Bem, os mais jovens dirão que esqueci de mencionar o Center Icaraí e o Windsor, localizados em centros comerciais, que surgiram muito depois e que tiveram duração efêmera, não alcançando a condição de tradicionais, como o cine Icaraí, por exemplo.

Este, localizado na Praia de Icaraí, na Praça Pedro Alvares Cabral, embora fechado como sala de exibição cinematográfica, até o hoje gera polêmicas na cidade. Tombado, menos pelo valor arquitetônico, mas pelo da tradição, encontram-se os atuais proprietários do prédio impedidos de ali construírem, como pretendiam, um edifício residencial.

A Universidade Federal Fluminense pretende a compra, para ali instalar centro cultural. A população quer o cinema de volta.
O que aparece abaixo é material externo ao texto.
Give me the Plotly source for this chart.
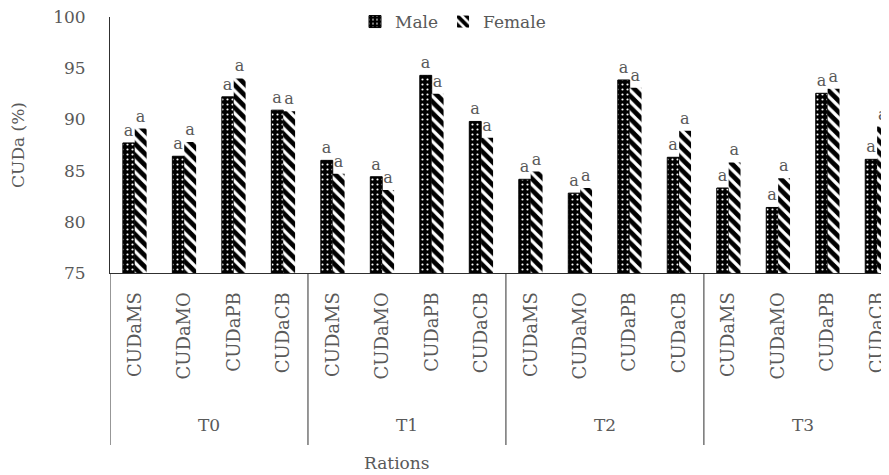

Esta disputa se arrasta há bom tempo e enquanto isto o prédio vai sendo pichado e depredado por vândalos e moradores de rua.

Como a área do cinema é bastante grande, ali poderiam funcionar duas salas de tamanho menor, como é a tendência hoje em dia.

Estes cinemas fazem parte da minha história, por isso ou por aquilo. The end

3 comentários:

esther disse...

carrano , não é que havia esquecido destes vários cinemas que você enumerou? do eden nem se fala, creio que nunca fui.nem lembro exatamente onde ficava. no odeon fui já bem crescida, ou seja, independente das vontades paterna. amei o passeio pela niterói antiga. beijo e obrigada.

sabe o irmão do ivon curi que entrevistei, ele trabalhou na rádio federal logo após nossa saída. foi substituir o marques meu patrão da silva na discoteca e conviveu com o povo todo de lá. eita mundo pequeno, não?

Carrano disse...

Pois é Esther, alguém já disse que o mundo é uma aldeia global.
Obrigado pela visita e pelo carinhoso comentário.
Beijo.

Jorge Carrano disse...

Uma retificação: o nome da praça defronte ao Cine Icarai, que efetivamente foi comprado pela UFF, é Getúlio Vargas, e não Pedro Alvares Cabral.
Tem uns errinhos de grafia que peço relevar.